The company has also appointed Douglas Dolton as its new global CEO. Dolton succeeds co-founder Richard Duvall, who passed away last year.

Zopa specialises in social lending, enabling people to borrow and lend money without the need for a bank. This means better returns for lenders and low cost loans for borrowers, using the same kind of disintermediation associated with companies such as eBay and Betfair.

In the UK, Zopa plans to use the investment to drive awareness of the brand. James Alexander, UK CEO of Zopa, admitted to "No one's heard of Zopa."

The company will also develop the community feel of its service to make it a more social lending experience - allowing members to deal with particular groups, for example.

Alexander said: "We want to give it [the service] more 'zazz'."

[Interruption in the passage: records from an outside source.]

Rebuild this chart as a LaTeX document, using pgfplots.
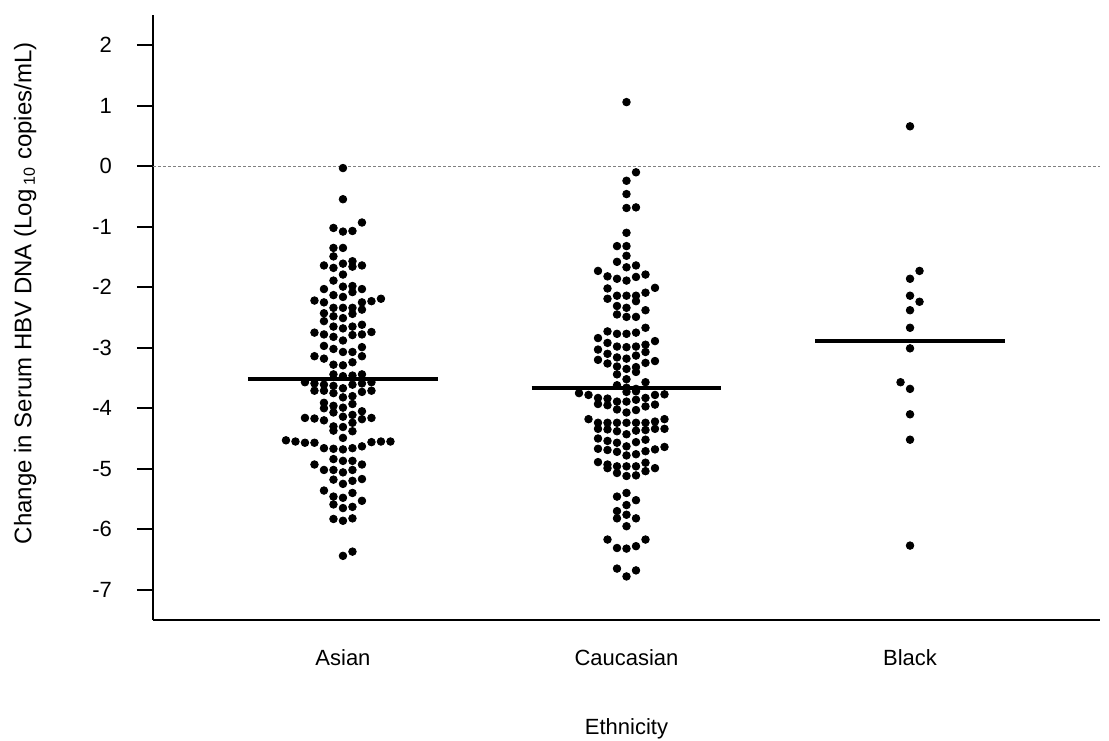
\documentclass[border=0pt]{standalone}
\usepackage{fontspec}
\setmainfont{Liberation Sans}
\usepackage{pgfplots}
\usepackage{pgfplotstable}
\pgfplotsset{compat=1.18}

% k = column offset in the swarm, y = change in log10 copies/mL
\pgfplotstableread{
k y
0 -0.03
0 -0.545
-1 -1.02
0 -1.08
1 -1.07
2 -0.93
-1 -1.35
0 -1.35
-1 -1.49
-2 -1.64
-1 -1.68
0 -1.61
1 -1.57
1 -1.66
2 -1.64
0 -1.79
-1 -1.89
-2 -2.03
0 -1.99
1 -1.98
1 -2.08
2 -2.03
-1 -2.13
0 -2.16
-3 -2.22
-2 -2.25
2 -2.25
3 -2.23
4 -2.19
-1 -2.34
0 -2.34
1 -2.34
2 -2.37
-2 -2.43
-1 -2.48
0 -2.51
1 -2.44
-2 -2.56
-1 -2.65
0 -2.68
1 -2.65
2 -2.62
-3 -2.75
-2 -2.78
-1 -2.82
0 -2.88
1 -2.79
2 -2.78
3 -2.74
-2 -2.97
-1 -3.02
0 -3.07
1 -3.07
2 -2.99
-3 -3.14
-2 -3.18
2 -3.14
-1 -3.28
0 -3.29
1 -3.24
-1 -3.44
0 -3.47
1 -3.46
2 -3.44
-4 -3.57
-3 -3.59
-2 -3.61
-1 -3.63
0 -3.67
1 -3.61
2 -3.59
3 -3.57
-3 -3.71
-2 -3.71
-1 -3.75
0 -3.82
1 -3.80
2 -3.73
3 -3.71
-2 -3.91
-2 -4.00
-1 -3.96
-1 -4.07
0 -3.99
1 -3.93
2 -4.05
-4 -4.16
-3 -4.17
-2 -4.20
0 -4.14
1 -4.11
1 -4.24
2 -4.18
3 -4.16
-1 -4.30
-1 -4.37
0 -4.31
1 -4.38
0 -4.49
-6 -4.53
-5 -4.55
-4 -4.57
-3 -4.57
-2 -4.66
-1 -4.67
0 -4.68
1 -4.66
2 -4.63
3 -4.56
4 -4.55
5 -4.55
-1 -4.84
0 -4.87
1 -4.87
-3 -4.93
2 -4.93
-2 -5.02
-1 -5.02
0 -5.06
1 -5.02
-1 -5.18
0 -5.25
1 -5.20
2 -5.17
-2 -5.36
-1 -5.46
0 -5.48
1 -5.40
2 -5.53
-1 -5.59
0 -5.65
1 -5.63
-1 -5.83
0 -5.86
1 -5.82
0 -6.44
1 -6.37
}\asian

\pgfplotstableread{
k y
0 1.06
1 -0.10
0 -0.24
0 -0.46
0 -0.69
1 -0.68
0 -1.10
-1 -1.32
0 -1.32
0 -1.48
-1 -1.58
0 -1.67
1 -1.64
-3 -1.73
-2 -1.82
-1 -1.86
0 -1.89
1 -1.83
2 -1.79
-2 -2.02
3 -2.01
2 -2.09
-2 -2.19
-1 -2.14
0 -2.14
1 -2.14
1 -2.23
-1 -2.31
0 -2.34
2 -2.38
-1 -2.45
0 -2.49
1 -2.49
-2 -2.73
-1 -2.77
0 -2.77
1 -2.75
2 -2.67
-3 -2.84
-2 -2.92
-1 -2.98
0 -2.99
1 -2.98
2 -2.95
3 -2.89
-3 -3.03
-2 -3.10
-1 -3.16
0 -3.18
1 -3.13
2 -3.07
-3 -3.20
-2 -3.26
-1 -3.31
0 -3.35
1 -3.32
2 -3.25
3 -3.22
-1 -3.44
0 -3.52
1 -3.40
-1 -3.62
2 -3.57
0 -3.66
1 -3.68
0 -3.73
1 -3.72
-5 -3.75
-4 -3.78
-3 -3.83
-2 -3.84
-1 -3.89
0 -3.89
1 -3.86
2 -3.83
3 -3.78
4 -3.77
-3 -3.93
-2 -3.95
-1 -4.02
0 -4.07
1 -4.03
2 -3.97
3 -3.94
-4 -4.18
-3 -4.24
-2 -4.24
-1 -4.24
0 -4.24
1 -4.24
2 -4.24
3 -4.22
4 -4.18
-3 -4.34
-2 -4.35
-1 -4.38
0 -4.43
1 -4.37
2 -4.36
3 -4.34
4 -4.34
-3 -4.50
-2 -4.54
-1 -4.57
0 -4.63
1 -4.56
2 -4.52
-3 -4.67
-2 -4.69
-1 -4.72
0 -4.78
1 -4.76
2 -4.71
3 -4.68
4 -4.64
-3 -4.89
-2 -4.93
-2 -4.99
-1 -4.96
-1 -5.07
0 -4.96
0 -5.12
1 -4.96
1 -5.11
2 -4.90
2 -5.04
3 -4.99
0 -5.40
-1 -5.46
1 -5.52
0 -5.60
-1 -5.70
-1 -5.82
0 -5.76
1 -5.82
0 -5.95
-2 -6.17
-1 -6.31
0 -6.32
1 -6.28
2 -6.17
-1 -6.65
0 -6.78
1 -6.68
}\caucasian

\pgfplotstableread{
k y
0 0.66
1 -1.73
0 -1.86
0 -2.14
1 -2.24
0 -2.38
0 -2.67
0 -3.01
-1 -3.57
0 -3.68
0 -4.10
0 -4.52
0 -6.27
}\black

\begin{document}
\begin{tikzpicture}
\begin{axis}[
  scale only axis,
  width=473.5pt, height=302.5pt,
  xmin=0.33, xmax=3.67,
  ymin=-7.5, ymax=2.5,
  axis lines=left,
  axis line style={-, line width=0.9pt},
  font=\fontsize{11}{13}\selectfont,
  xtick={1,2,3},
  xticklabels={Asian,Caucasian,Black},
  major x tick style={draw=none},
  xticklabel style={yshift=-3pt},
  ytick={-7,-6,-5,-4,-3,-2,-1,0,1,2},
  yticklabels={-7,-6,-5,-4,-3,-2,-1,0,1,2},
  tick align=outside,
  major tick length=8pt,
  major y tick style={line width=0.9pt, black},
  yticklabel style={xshift=-9pt},
  xlabel={Ethnicity},
  xlabel style={at={(axis description cs:0.5,-0.19)}, anchor=base},
  ylabel={Change in Serum HBV DNA (Log\,\textsubscript{10} copies/mL)},
  ylabel style={at={(axis description cs:-0.135,0.54)}, anchor=center, font=\fontsize{12}{14}\selectfont},
  clip=false,
]
\addplot[gray, line width=0.4pt, dash pattern=on 1.5pt off 1pt] coordinates {(0.33,0) (3.67,0)};
\addplot[only marks, mark=*, mark size=1.9pt, black] table[x expr=1+0.0335*\thisrow{k}, y=y] {\asian};
\addplot[only marks, mark=*, mark size=1.9pt, black] table[x expr=2+0.0335*\thisrow{k}, y=y] {\caucasian};
\addplot[only marks, mark=*, mark size=1.9pt, black] table[x expr=3+0.0335*\thisrow{k}, y=y] {\black};
\addplot[black, line width=2pt] coordinates {(0.665,-3.51) (1.335,-3.51)};
\addplot[black, line width=2pt] coordinates {(1.665,-3.67) (2.335,-3.67)};
\addplot[black, line width=2pt] coordinates {(2.665,-2.89) (3.335,-2.89)};
\end{axis}
\pgfresetboundingbox
\path[use as bounding box] (-76.5pt,-60pt) rectangle (478pt,310pt);
\end{tikzpicture}
\end{document}
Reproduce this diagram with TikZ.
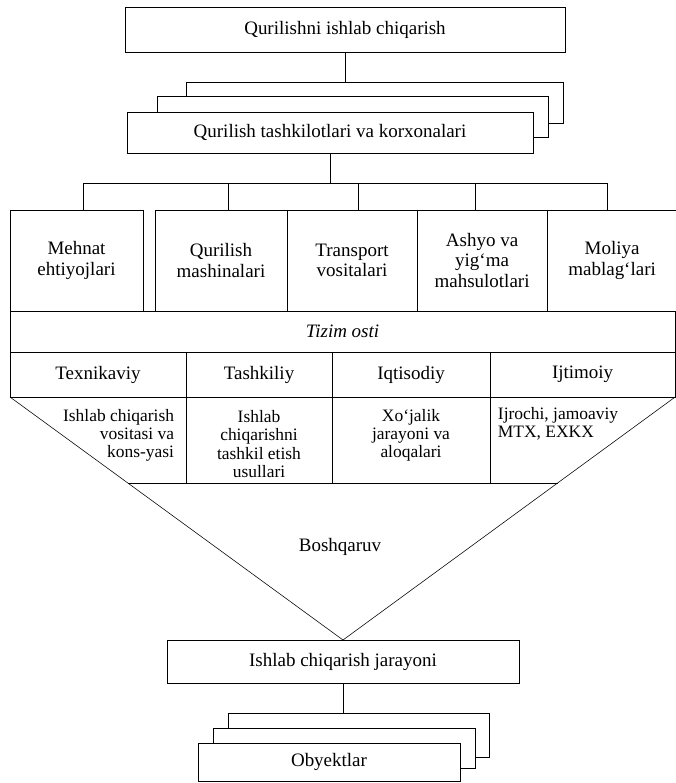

The company is also planning to launch in the US later in 2007. Alexander said it is a very ripe market with favourable existing attitudes to online money exchange. "Our intention is to really take the idea behind Zopa and get that out to the most people," he said.

Alexander said Zopa uses a slightly different model to US social lending rival Prosper. He said Zopa takes a lot of care to help lenders understand who they are lending to, whereas Prosper focuses on the borrowers.

Global CEO Dolton was previously CEO at two internet-based consumer lending organisations.

Phillip Riese, chairman of Zopa, said Dolton's experience and leadership skills, combined with the additional investment, will be extremely important for the next stage of Zopa's growth.

Zopa has been running for just over two years and has recruited 135,000 members. It was launched by some of the team behind internet bank Egg and has some backers in common with Betfair, eBay and Skype.